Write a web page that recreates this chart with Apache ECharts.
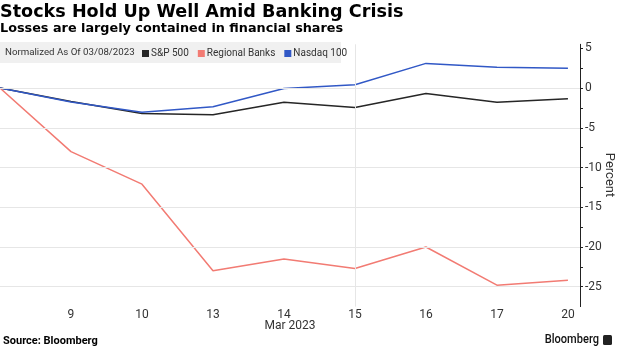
<!DOCTYPE html>
<html>
<head>
<meta charset="utf-8">
<script src="https://cdn.jsdelivr.net/npm/echarts@6/dist/echarts.min.js"></script>
<style>
  html, body { margin: 0; padding: 0; background: #fff; }
  #chart { width: 620px; height: 348px; }
</style>
</head>
<body>
<div id="chart"></div>
<script>
// Trading days in March 2023 (first day is the base date)
var days = ['8', '9', '10', '13', '14', '15', '16', '17', '20'];
// Percent change normalized as of 03/08/2023
var sp500 = [0, -1.7, -3.2, -3.35, -1.8, -2.45, -0.7, -1.8, -1.35];
var regionalBanks = [0, -8.0, -12.1, -23.0, -21.5, -22.7, -20.0, -24.8, -24.2];
var nasdaq100 = [0, -1.75, -3.05, -2.35, -0.05, 0.4, 3.1, 2.6, 2.5];
// Horizontal gridlines and the week separator
var gridValues = [0, -5, -10, -15, -20, -25];
var weekBreak = '15';

var FONT = 'Roboto, "Liberation Sans", sans-serif';
var TEXT = '#333333';

function pairs(arr) {
  return arr.map(function (v, i) { return [i, v]; });
}

var chart = echarts.init(document.getElementById('chart'), null, { renderer: 'canvas' });

var option = {
  animation: false,
  textStyle: { fontFamily: FONT },
  grid: { left: 0, right: 40, top: 44.3, bottom: 41.4, containLabel: false,
          outerBoundsMode: 'none' },
  graphic: [
    { type: 'text', left: 0, top: 3,
      style: { text: 'Stocks Hold Up Well Amid Banking Crisis', fill: '#000',
               font: 'bold 17.6px "DejaVu Sans", sans-serif' } },
    { type: 'text', left: 0, top: 22,
      style: { text: 'Losses are largely contained in financial shares', fill: '#000',
               font: 'bold 12.8px "DejaVu Sans", sans-serif' } },
    { type: 'rect', shape: { x: 0, y: 42, width: 341, height: 21 },
      style: { fill: '#f0f0f0' }, z: 5 },
    { type: 'text', x: 5, y: 52.5, z: 6,
      style: { text: 'Normalized As Of 03/08/2023', fill: TEXT,
               font: '9.7px ' + FONT, verticalAlign: 'middle' } },
    { type: 'text', x: 609, y: 175, rotation: -Math.PI / 2,
      style: { text: 'Percent', fill: TEXT, font: '13px ' + FONT,
               align: 'center', verticalAlign: 'middle' } },
    { type: 'text', x: 290, y: 326,
      style: { text: 'Mar 2023', fill: TEXT, font: '12px ' + FONT,
               align: 'center', verticalAlign: 'middle' } },
    { type: 'text', x: 3, y: 341,
      style: { text: 'Source: Bloomberg', fill: '#000',
               font: 'bold 11px ' + FONT, verticalAlign: 'middle' } },
    { type: 'text', x: 599, y: 340, scaleX: 0.82, originX: 0,
      style: { text: 'Bloomberg', fill: '#111', font: '500 13.5px ' + FONT,
               align: 'right', verticalAlign: 'middle' } },
    { type: 'rect', shape: { x: 603, y: 335, width: 9, height: 10, r: 1.5 },
      style: { fill: '#222' } }
  ],
  legend: {
    left: 142, top: 48.5, z: 7,
    icon: 'rect', itemWidth: 7, itemHeight: 7, itemGap: 9,
    padding: 0,
    textStyle: { color: TEXT, fontSize: 10, fontFamily: FONT, padding: [0, 0, 0, -3] },
    data: ['S&P 500', 'Regional Banks', 'Nasdaq 100']
  },
  xAxis: {
    type: 'value', min: 0, max: 8.17,
    axisLine: { show: false, onZero: false }, axisTick: { show: false },
    splitLine: { show: false },
    axisLabel: {
      customValues: [1, 2, 3, 4, 5, 6, 7, 8],
      formatter: function (v) { return days[Math.round(v)]; },
      color: TEXT, fontSize: 12, margin: 2
    }
  },
  yAxis: {
    type: 'value', position: 'right', min: -27.5, max: 5.5, interval: 2.5,
    axisLine: { show: true, onZero: false, lineStyle: { color: '#222', width: 1 } },
    axisTick: { show: true, length: 3, lineStyle: { color: '#222' } },
    splitLine: { show: false },
    axisLabel: {
      color: TEXT, fontSize: 12, margin: 5, showMaxLabel: false, showMinLabel: false,
      formatter: function (v) { return (v % 5 === 0) ? String(v) : ''; }
    }
  },
  series: [
    {
      name: 'S&P 500', type: 'line', data: pairs(sp500),
      showSymbol: false, color: '#262626', lineStyle: { width: 1.5 }, z: 3,
      markLine: {
        silent: true, symbol: 'none', label: { show: false },
        lineStyle: { color: '#e6e6e6', width: 1, type: 'solid' },
        data: gridValues.map(function (v) { return { yAxis: v }; })
          .concat([{ xAxis: days.indexOf(weekBreak) }])
      }
    },
    {
      name: 'Regional Banks', type: 'line', data: pairs(regionalBanks),
      showSymbol: false, color: '#f27b73', lineStyle: { width: 1.5 }, z: 3
    },
    {
      name: 'Nasdaq 100', type: 'line', data: pairs(nasdaq100),
      showSymbol: false, color: '#3158c6', lineStyle: { width: 1.5 }, z: 3
    }
  ]
};

chart.setOption(option);
</script>
</body>
</html>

| Requirements |
Retype the data above exactly; pictures are not part of the copy.

| Answer to this exercise |
Write a web page that recreates this chart with Apache ECharts.
<!DOCTYPE html>
<html>
<head>
<meta charset="utf-8">
<script src="https://cdn.jsdelivr.net/npm/echarts@6/dist/echarts.min.js"></script>
<style>
  html, body { margin: 0; padding: 0; background: #fff; }
  #chart { width: 620px; height: 348px; }
</style>
</head>
<body>
<div id="chart"></div>
<script>
// Trading days in March 2023 (first day is the base date)
var days = ['8', '9', '10', '13', '14', '15', '16', '17', '20'];
// Percent change normalized as of 03/08/2023
var sp500 = [0, -1.7, -3.2, -3.35, -1.8, -2.45, -0.7, -1.8, -1.35];
var regionalBanks = [0, -8.0, -12.1, -23.0, -21.5, -22.7, -20.0, -24.8, -24.2];
var nasdaq100 = [0, -1.75, -3.05, -2.35, -0.05, 0.4, 3.1, 2.6, 2.5];
// Horizontal gridlines and the week separator
var gridValues = [0, -5, -10, -15, -20, -25];
var weekBreak = '15';

var FONT = 'Roboto, "Liberation Sans", sans-serif';
var TEXT = '#333333';

function pairs(arr) {
  return arr.map(function (v, i) { return [i, v]; });
}

var chart = echarts.init(document.getElementById('chart'), null, { renderer: 'canvas' });

var option = {
  animation: false,
  textStyle: { fontFamily: FONT },
  grid: { left: 0, right: 40, top: 44.3, bottom: 41.4, containLabel: false,
          outerBoundsMode: 'none' },
  graphic: [
    { type: 'text', left: 0, top: 3,
      style: { text: 'Stocks Hold Up Well Amid Banking Crisis', fill: '#000',
               font: 'bold 17.6px "DejaVu Sans", sans-serif' } },
    { type: 'text', left: 0, top: 22,
      style: { text: 'Losses are largely contained in financial shares', fill: '#000',
               font: 'bold 12.8px "DejaVu Sans", sans-serif' } },
    { type: 'rect', shape: { x: 0, y: 42, width: 341, height: 21 },
      style: { fill: '#f0f0f0' }, z: 5 },
    { type: 'text', x: 5, y: 52.5, z: 6,
      style: { text: 'Normalized As Of 03/08/2023', fill: TEXT,
               font: '9.7px ' + FONT, verticalAlign: 'middle' } },
    { type: 'text', x: 609, y: 175, rotation: -Math.PI / 2,
      style: { text: 'Percent', fill: TEXT, font: '13px ' + FONT,
               align: 'center', verticalAlign: 'middle' } },
    { type: 'text', x: 290, y: 326,
      style: { text: 'Mar 2023', fill: TEXT, font: '12px ' + FONT,
               align: 'center', verticalAlign: 'middle' } },
    { type: 'text', x: 3, y: 341,
      style: { text: 'Source: Bloomberg', fill: '#000',
               font: 'bold 11px ' + FONT, verticalAlign: 'middle' } },
    { type: 'text', x: 599, y: 340, scaleX: 0.82, originX: 0,
      style: { text: 'Bloomberg', fill: '#111', font: '500 13.5px ' + FONT,
               align: 'right', verticalAlign: 'middle' } },
    { type: 'rect', shape: { x: 603, y: 335, width: 9, height: 10, r: 1.5 },
      style: { fill: '#222' } }
  ],
  legend: {
    left: 142, top: 48.5, z: 7,
    icon: 'rect', itemWidth: 7, itemHeight: 7, itemGap: 9,
    padding: 0,
    textStyle: { color: TEXT, fontSize: 10, fontFamily: FONT, padding: [0, 0, 0, -3] },
    data: ['S&P 500', 'Regional Banks', 'Nasdaq 100']
  },
  xAxis: {
    type: 'value', min: 0, max: 8.17,
    axisLine: { show: false, onZero: false }, axisTick: { show: false },
    splitLine: { show: false },
    axisLabel: {
      customValues: [1, 2, 3, 4, 5, 6, 7, 8],
      formatter: function (v) { return days[Math.round(v)]; },
      color: TEXT, fontSize: 12, margin: 2
    }
  },
  yAxis: {
    type: 'value', position: 'right', min: -27.5, max: 5.5, interval: 2.5,
    axisLine: { show: true, onZero: false, lineStyle: { color: '#222', width: 1 } },
    axisTick: { show: true, length: 3, lineStyle: { color: '#222' } },
    splitLine: { show: false },
    axisLabel: {
      color: TEXT, fontSize: 12, margin: 5, showMaxLabel: false, showMinLabel: false,
      formatter: function (v) { return (v % 5 === 0) ? String(v) : ''; }
    }
  },
  series: [
    {
      name: 'S&P 500', type: 'line', data: pairs(sp500),
      showSymbol: false, color: '#262626', lineStyle: { width: 1.5 }, z: 3,
      markLine: {
        silent: true, symbol: 'none', label: { show: false },
        lineStyle: { color: '#e6e6e6', width: 1, type: 'solid' },
        data: gridValues.map(function (v) { return { yAxis: v }; })
          .concat([{ xAxis: days.indexOf(weekBreak) }])
      }
    },
    {
      name: 'Regional Banks', type: 'line', data: pairs(regionalBanks),
      showSymbol: false, color: '#f27b73', lineStyle: { width: 1.5 }, z: 3
    },
    {
      name: 'Nasdaq 100', type: 'line', data: pairs(nasdaq100),
      showSymbol: false, color: '#3158c6', lineStyle: { width: 1.5 }, z: 3
    }
  ]
};

chart.setOption(option);
</script>
</body>
</html>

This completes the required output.